Rows from a dataset of charts and code
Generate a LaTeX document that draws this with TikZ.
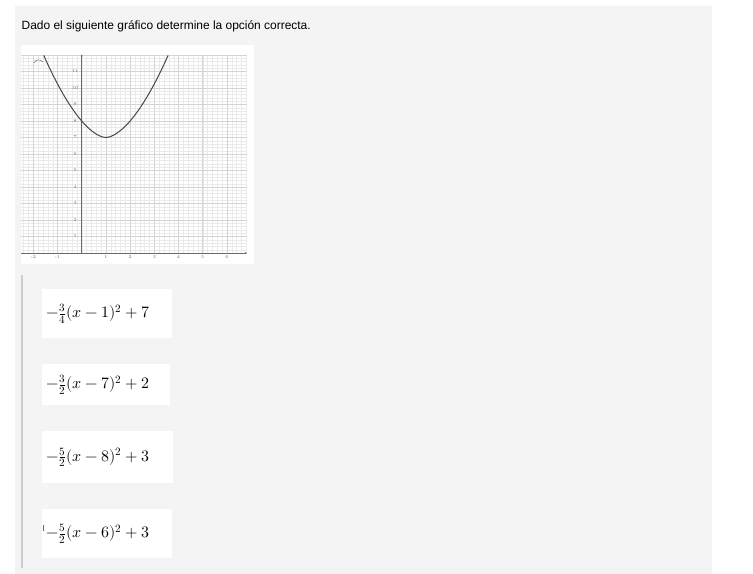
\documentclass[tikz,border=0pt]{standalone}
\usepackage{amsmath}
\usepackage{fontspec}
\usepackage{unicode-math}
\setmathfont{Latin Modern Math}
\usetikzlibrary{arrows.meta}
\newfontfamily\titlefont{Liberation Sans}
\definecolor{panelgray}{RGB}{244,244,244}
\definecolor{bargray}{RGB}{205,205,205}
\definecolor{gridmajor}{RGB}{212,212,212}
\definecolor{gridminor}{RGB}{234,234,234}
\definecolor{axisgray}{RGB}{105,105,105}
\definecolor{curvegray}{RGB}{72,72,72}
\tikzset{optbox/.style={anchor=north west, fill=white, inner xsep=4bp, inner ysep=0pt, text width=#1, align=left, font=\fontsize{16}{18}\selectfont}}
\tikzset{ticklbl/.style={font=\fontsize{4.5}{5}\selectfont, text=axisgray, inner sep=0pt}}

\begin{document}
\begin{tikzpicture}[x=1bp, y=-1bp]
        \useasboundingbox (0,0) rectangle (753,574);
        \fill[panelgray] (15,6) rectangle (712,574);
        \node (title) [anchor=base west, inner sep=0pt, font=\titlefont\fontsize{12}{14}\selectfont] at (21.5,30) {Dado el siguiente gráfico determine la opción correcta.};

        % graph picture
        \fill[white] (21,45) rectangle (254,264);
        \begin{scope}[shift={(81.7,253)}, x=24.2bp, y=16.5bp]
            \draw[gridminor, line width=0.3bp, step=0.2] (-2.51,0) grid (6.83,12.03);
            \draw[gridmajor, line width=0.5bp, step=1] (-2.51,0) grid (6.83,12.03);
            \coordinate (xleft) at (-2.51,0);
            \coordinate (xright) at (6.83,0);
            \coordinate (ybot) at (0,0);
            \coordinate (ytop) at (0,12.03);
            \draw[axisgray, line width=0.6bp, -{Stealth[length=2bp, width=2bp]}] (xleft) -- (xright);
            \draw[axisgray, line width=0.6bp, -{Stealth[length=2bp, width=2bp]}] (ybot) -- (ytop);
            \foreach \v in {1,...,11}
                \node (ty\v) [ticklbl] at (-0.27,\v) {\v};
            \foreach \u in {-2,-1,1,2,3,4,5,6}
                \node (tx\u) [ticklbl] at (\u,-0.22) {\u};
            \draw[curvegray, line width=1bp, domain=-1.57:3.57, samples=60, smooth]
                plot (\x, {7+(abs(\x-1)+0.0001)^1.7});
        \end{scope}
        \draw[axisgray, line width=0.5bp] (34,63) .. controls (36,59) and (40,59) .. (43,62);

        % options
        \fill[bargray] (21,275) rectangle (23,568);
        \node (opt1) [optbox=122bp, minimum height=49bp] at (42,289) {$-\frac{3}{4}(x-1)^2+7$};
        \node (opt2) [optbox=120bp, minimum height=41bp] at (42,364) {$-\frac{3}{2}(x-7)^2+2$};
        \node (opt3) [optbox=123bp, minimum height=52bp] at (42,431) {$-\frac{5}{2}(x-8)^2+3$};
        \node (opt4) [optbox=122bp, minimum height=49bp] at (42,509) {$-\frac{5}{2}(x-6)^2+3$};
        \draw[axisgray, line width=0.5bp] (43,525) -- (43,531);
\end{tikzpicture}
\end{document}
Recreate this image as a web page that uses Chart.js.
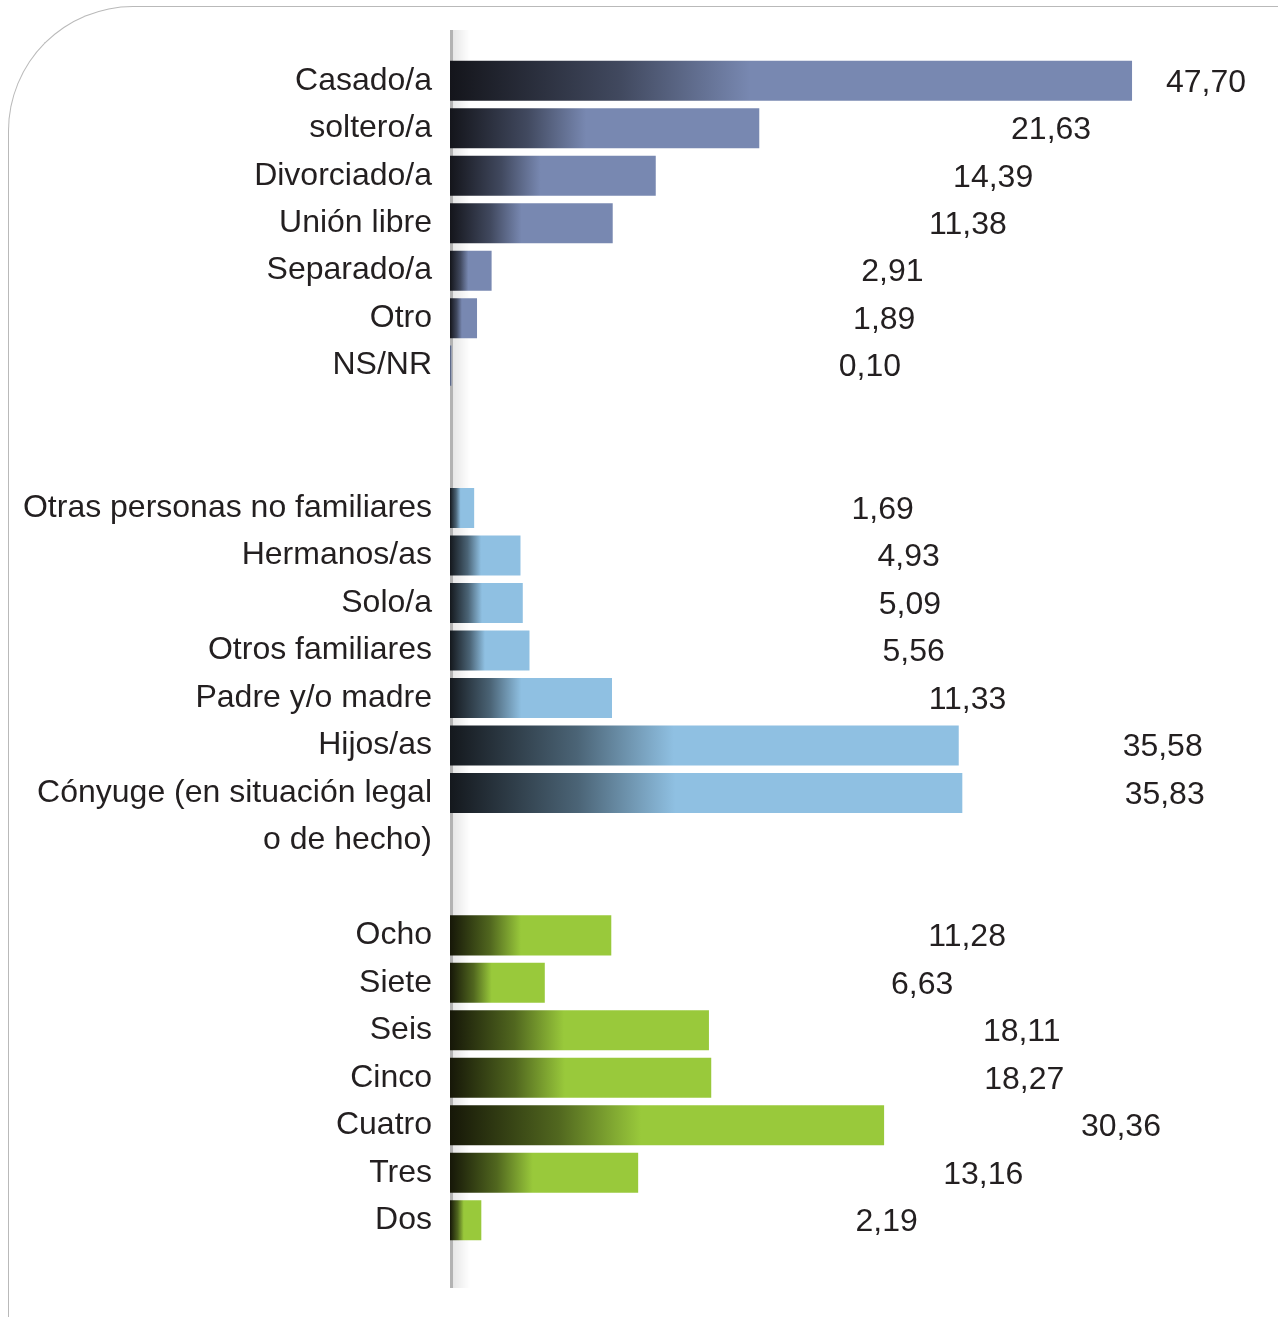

Problem description >> Search the entries for the word "this" and gather every line where it appears.

Solution to the problem >>
Generate a LaTeX document that draws this with TikZ.
Recreate this image as a web page that uses Chart.js.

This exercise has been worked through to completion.